Hensarling presses CFPB for auto-lending data
March 11, 2014 – House Financial Services Committee Chairman Jeb Hensarling, R-Texas, told CFPB Director Richard Cordray that he has until Thursday to provide information to the committee on methods and analysis the bureau uses to determine if discrimination has taken place in the auto-lending market.
The Wall Street Journal reported that Hensarling sent a letter to Cordray last Friday requesting this information, which, he said in the letter, is the same information that the committee requested almost a year ago. Hensarling said if Cordray does not comply with the March 13 deadline, the committee will consider other action, such as a subpoena.
“By refusing to disclose this information, the bureau has deliberately deprived indirect auto lenders of any meaningful way to tailor their company’s lending practices and compliance systems so as to mitigate or eliminate the fair lending risk the bureau asserts to be present,” the letter said, quoted by the WSJ.
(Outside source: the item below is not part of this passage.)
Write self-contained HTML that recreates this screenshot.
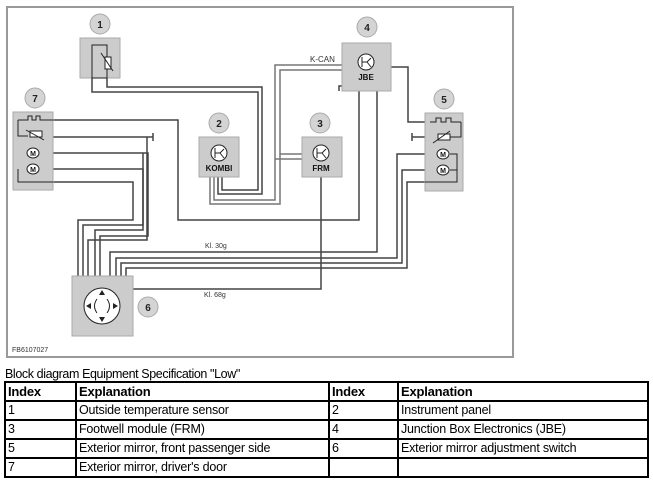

Under the 2010 Dodd-Frank Act, CFPB does not have regulatory oversight over auto dealers, but it can regulate indirect auto lenders – including credit unions.
NAFCU remains concerned about the CFPB’s approach with respect to indirect lending arrangements as the bureau’s guidance appears to put credit unions between auto dealers and CFPB.
Hensarling is requesting information including the method CFPB used to identify cases of discrimination in the Ally Financial Inc. case, which led to a $98 million settlement with the Department of Justice and the bureau in December over allegations of discrimination against minority borrowers.